Leave the pictures out. Return all other data exactly.

##########

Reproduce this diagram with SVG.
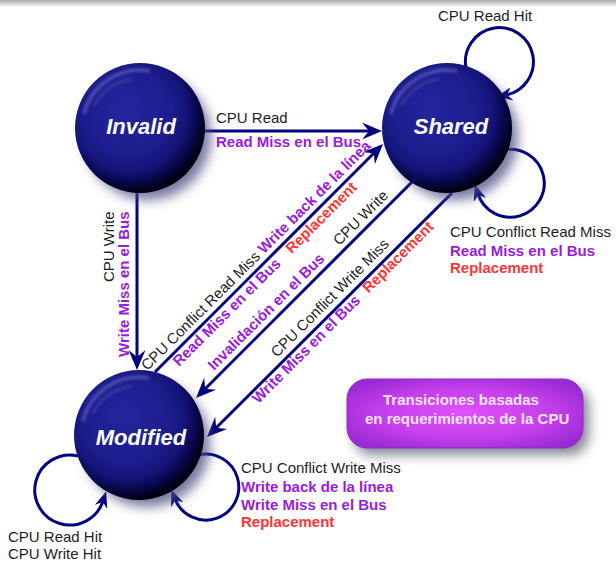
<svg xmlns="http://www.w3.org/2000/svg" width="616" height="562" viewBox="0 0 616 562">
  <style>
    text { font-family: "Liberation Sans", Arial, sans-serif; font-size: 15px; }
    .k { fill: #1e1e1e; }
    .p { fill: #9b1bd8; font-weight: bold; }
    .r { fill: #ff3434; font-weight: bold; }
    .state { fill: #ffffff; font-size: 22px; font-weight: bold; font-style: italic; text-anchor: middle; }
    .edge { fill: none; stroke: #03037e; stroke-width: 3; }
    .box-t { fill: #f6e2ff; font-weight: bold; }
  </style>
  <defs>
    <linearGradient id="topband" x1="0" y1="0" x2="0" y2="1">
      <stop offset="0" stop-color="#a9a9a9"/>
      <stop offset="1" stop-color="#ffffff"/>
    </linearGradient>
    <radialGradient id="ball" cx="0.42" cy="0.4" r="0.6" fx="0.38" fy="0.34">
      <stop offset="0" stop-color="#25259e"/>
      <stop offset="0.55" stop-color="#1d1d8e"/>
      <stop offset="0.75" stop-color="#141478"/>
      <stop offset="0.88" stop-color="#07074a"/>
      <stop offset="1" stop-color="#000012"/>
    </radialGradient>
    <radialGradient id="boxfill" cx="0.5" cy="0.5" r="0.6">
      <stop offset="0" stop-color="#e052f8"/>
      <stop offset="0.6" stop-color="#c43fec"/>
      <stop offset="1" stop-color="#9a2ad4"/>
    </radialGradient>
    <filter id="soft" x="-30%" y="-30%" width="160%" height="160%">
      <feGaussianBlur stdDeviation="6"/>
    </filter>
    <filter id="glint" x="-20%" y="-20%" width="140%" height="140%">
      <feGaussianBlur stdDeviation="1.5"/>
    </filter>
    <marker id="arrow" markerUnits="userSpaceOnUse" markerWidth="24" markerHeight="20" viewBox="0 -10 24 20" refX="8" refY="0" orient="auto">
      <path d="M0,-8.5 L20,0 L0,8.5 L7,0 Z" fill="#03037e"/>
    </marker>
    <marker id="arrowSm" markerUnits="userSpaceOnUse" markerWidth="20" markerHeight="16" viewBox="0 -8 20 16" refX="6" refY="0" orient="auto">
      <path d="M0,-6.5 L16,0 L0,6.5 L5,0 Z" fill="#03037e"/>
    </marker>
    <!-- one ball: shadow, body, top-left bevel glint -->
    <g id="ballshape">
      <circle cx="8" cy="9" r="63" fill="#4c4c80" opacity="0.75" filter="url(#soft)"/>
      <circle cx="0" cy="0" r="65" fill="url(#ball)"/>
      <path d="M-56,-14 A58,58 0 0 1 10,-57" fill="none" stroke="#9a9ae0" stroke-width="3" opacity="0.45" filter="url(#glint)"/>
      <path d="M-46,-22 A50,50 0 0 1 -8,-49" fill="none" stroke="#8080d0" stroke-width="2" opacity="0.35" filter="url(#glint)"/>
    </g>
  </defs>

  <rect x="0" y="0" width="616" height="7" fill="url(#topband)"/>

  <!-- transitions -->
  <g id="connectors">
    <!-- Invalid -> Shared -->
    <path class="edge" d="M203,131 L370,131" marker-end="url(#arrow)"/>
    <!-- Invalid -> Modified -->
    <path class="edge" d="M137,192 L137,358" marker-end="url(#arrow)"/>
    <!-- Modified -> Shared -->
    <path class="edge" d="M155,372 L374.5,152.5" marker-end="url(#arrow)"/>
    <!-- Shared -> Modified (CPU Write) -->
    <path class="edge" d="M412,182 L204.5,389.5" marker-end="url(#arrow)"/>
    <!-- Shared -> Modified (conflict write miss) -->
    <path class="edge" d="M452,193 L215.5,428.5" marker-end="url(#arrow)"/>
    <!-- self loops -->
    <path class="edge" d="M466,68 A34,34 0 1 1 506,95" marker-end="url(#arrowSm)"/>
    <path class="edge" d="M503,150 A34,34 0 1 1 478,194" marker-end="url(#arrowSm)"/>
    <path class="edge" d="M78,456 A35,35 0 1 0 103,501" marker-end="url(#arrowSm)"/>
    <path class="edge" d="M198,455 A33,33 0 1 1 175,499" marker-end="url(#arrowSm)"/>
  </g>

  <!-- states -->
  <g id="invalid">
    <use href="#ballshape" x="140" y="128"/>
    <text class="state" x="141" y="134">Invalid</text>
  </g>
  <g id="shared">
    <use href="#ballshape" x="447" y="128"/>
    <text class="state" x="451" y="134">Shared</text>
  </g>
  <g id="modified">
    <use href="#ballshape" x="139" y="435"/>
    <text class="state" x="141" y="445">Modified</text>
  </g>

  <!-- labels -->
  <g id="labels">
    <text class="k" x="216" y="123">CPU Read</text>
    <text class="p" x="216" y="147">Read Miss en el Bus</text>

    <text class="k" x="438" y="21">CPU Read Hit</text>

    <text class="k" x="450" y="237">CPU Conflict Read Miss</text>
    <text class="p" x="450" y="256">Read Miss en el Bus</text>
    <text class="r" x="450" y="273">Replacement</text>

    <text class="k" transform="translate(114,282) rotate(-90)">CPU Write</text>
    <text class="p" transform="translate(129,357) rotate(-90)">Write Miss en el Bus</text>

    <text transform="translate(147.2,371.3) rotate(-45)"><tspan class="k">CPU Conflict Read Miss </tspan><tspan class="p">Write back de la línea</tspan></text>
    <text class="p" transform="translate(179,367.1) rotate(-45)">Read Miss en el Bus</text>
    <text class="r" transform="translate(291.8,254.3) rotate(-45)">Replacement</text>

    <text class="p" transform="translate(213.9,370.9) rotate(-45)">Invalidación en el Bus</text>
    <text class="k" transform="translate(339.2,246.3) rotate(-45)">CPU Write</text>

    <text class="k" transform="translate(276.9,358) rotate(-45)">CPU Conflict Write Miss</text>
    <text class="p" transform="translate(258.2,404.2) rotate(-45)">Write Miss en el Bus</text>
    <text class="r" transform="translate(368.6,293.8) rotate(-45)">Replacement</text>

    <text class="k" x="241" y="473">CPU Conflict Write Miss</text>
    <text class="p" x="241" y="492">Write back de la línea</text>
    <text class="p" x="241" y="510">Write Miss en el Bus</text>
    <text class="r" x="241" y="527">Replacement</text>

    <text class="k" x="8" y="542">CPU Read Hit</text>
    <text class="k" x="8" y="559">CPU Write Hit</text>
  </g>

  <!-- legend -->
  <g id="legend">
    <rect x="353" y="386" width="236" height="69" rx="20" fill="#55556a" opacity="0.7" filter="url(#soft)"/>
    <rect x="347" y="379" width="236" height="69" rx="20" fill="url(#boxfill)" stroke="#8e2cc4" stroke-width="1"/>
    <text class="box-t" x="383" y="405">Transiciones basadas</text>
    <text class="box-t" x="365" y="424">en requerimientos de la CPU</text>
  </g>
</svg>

##########

*FINISHED ANSWER*:
Reproduce this diagram with SVG.
<svg xmlns="http://www.w3.org/2000/svg" width="616" height="562" viewBox="0 0 616 562">
  <style>
    text { font-family: "Liberation Sans", Arial, sans-serif; font-size: 15px; }
    .k { fill: #1e1e1e; }
    .p { fill: #9b1bd8; font-weight: bold; }
    .r { fill: #ff3434; font-weight: bold; }
    .state { fill: #ffffff; font-size: 22px; font-weight: bold; font-style: italic; text-anchor: middle; }
    .edge { fill: none; stroke: #03037e; stroke-width: 3; }
    .box-t { fill: #f6e2ff; font-weight: bold; }
  </style>
  <defs>
    <linearGradient id="topband" x1="0" y1="0" x2="0" y2="1">
      <stop offset="0" stop-color="#a9a9a9"/>
      <stop offset="1" stop-color="#ffffff"/>
    </linearGradient>
    <radialGradient id="ball" cx="0.42" cy="0.4" r="0.6" fx="0.38" fy="0.34">
      <stop offset="0" stop-color="#25259e"/>
      <stop offset="0.55" stop-color="#1d1d8e"/>
      <stop offset="0.75" stop-color="#141478"/>
      <stop offset="0.88" stop-color="#07074a"/>
      <stop offset="1" stop-color="#000012"/>
    </radialGradient>
    <radialGradient id="boxfill" cx="0.5" cy="0.5" r="0.6">
      <stop offset="0" stop-color="#e052f8"/>
      <stop offset="0.6" stop-color="#c43fec"/>
      <stop offset="1" stop-color="#9a2ad4"/>
    </radialGradient>
    <filter id="soft" x="-30%" y="-30%" width="160%" height="160%">
      <feGaussianBlur stdDeviation="6"/>
    </filter>
    <filter id="glint" x="-20%" y="-20%" width="140%" height="140%">
      <feGaussianBlur stdDeviation="1.5"/>
    </filter>
    <marker id="arrow" markerUnits="userSpaceOnUse" markerWidth="24" markerHeight="20" viewBox="0 -10 24 20" refX="8" refY="0" orient="auto">
      <path d="M0,-8.5 L20,0 L0,8.5 L7,0 Z" fill="#03037e"/>
    </marker>
    <marker id="arrowSm" markerUnits="userSpaceOnUse" markerWidth="20" markerHeight="16" viewBox="0 -8 20 16" refX="6" refY="0" orient="auto">
      <path d="M0,-6.5 L16,0 L0,6.5 L5,0 Z" fill="#03037e"/>
    </marker>
    <!-- one ball: shadow, body, top-left bevel glint -->
    <g id="ballshape">
      <circle cx="8" cy="9" r="63" fill="#4c4c80" opacity="0.75" filter="url(#soft)"/>
      <circle cx="0" cy="0" r="65" fill="url(#ball)"/>
      <path d="M-56,-14 A58,58 0 0 1 10,-57" fill="none" stroke="#9a9ae0" stroke-width="3" opacity="0.45" filter="url(#glint)"/>
      <path d="M-46,-22 A50,50 0 0 1 -8,-49" fill="none" stroke="#8080d0" stroke-width="2" opacity="0.35" filter="url(#glint)"/>
    </g>
  </defs>

  <rect x="0" y="0" width="616" height="7" fill="url(#topband)"/>

  <!-- transitions -->
  <g id="connectors">
    <!-- Invalid -> Shared -->
    <path class="edge" d="M203,131 L370,131" marker-end="url(#arrow)"/>
    <!-- Invalid -> Modified -->
    <path class="edge" d="M137,192 L137,358" marker-end="url(#arrow)"/>
    <!-- Modified -> Shared -->
    <path class="edge" d="M155,372 L374.5,152.5" marker-end="url(#arrow)"/>
    <!-- Shared -> Modified (CPU Write) -->
    <path class="edge" d="M412,182 L204.5,389.5" marker-end="url(#arrow)"/>
    <!-- Shared -> Modified (conflict write miss) -->
    <path class="edge" d="M452,193 L215.5,428.5" marker-end="url(#arrow)"/>
    <!-- self loops -->
    <path class="edge" d="M466,68 A34,34 0 1 1 506,95" marker-end="url(#arrowSm)"/>
    <path class="edge" d="M503,150 A34,34 0 1 1 478,194" marker-end="url(#arrowSm)"/>
    <path class="edge" d="M78,456 A35,35 0 1 0 103,501" marker-end="url(#arrowSm)"/>
    <path class="edge" d="M198,455 A33,33 0 1 1 175,499" marker-end="url(#arrowSm)"/>
  </g>

  <!-- states -->
  <g id="invalid">
    <use href="#ballshape" x="140" y="128"/>
    <text class="state" x="141" y="134">Invalid</text>
  </g>
  <g id="shared">
    <use href="#ballshape" x="447" y="128"/>
    <text class="state" x="451" y="134">Shared</text>
  </g>
  <g id="modified">
    <use href="#ballshape" x="139" y="435"/>
    <text class="state" x="141" y="445">Modified</text>
  </g>

  <!-- labels -->
  <g id="labels">
    <text class="k" x="216" y="123">CPU Read</text>
    <text class="p" x="216" y="147">Read Miss en el Bus</text>

    <text class="k" x="438" y="21">CPU Read Hit</text>

    <text class="k" x="450" y="237">CPU Conflict Read Miss</text>
    <text class="p" x="450" y="256">Read Miss en el Bus</text>
    <text class="r" x="450" y="273">Replacement</text>

    <text class="k" transform="translate(114,282) rotate(-90)">CPU Write</text>
    <text class="p" transform="translate(129,357) rotate(-90)">Write Miss en el Bus</text>

    <text transform="translate(147.2,371.3) rotate(-45)"><tspan class="k">CPU Conflict Read Miss </tspan><tspan class="p">Write back de la línea</tspan></text>
    <text class="p" transform="translate(179,367.1) rotate(-45)">Read Miss en el Bus</text>
    <text class="r" transform="translate(291.8,254.3) rotate(-45)">Replacement</text>

    <text class="p" transform="translate(213.9,370.9) rotate(-45)">Invalidación en el Bus</text>
    <text class="k" transform="translate(339.2,246.3) rotate(-45)">CPU Write</text>

    <text class="k" transform="translate(276.9,358) rotate(-45)">CPU Conflict Write Miss</text>
    <text class="p" transform="translate(258.2,404.2) rotate(-45)">Write Miss en el Bus</text>
    <text class="r" transform="translate(368.6,293.8) rotate(-45)">Replacement</text>

    <text class="k" x="241" y="473">CPU Conflict Write Miss</text>
    <text class="p" x="241" y="492">Write back de la línea</text>
    <text class="p" x="241" y="510">Write Miss en el Bus</text>
    <text class="r" x="241" y="527">Replacement</text>

    <text class="k" x="8" y="542">CPU Read Hit</text>
    <text class="k" x="8" y="559">CPU Write Hit</text>
  </g>

  <!-- legend -->
  <g id="legend">
    <rect x="353" y="386" width="236" height="69" rx="20" fill="#55556a" opacity="0.7" filter="url(#soft)"/>
    <rect x="347" y="379" width="236" height="69" rx="20" fill="url(#boxfill)" stroke="#8e2cc4" stroke-width="1"/>
    <text class="box-t" x="383" y="405">Transiciones basadas</text>
    <text class="box-t" x="365" y="424">en requerimientos de la CPU</text>
  </g>
</svg>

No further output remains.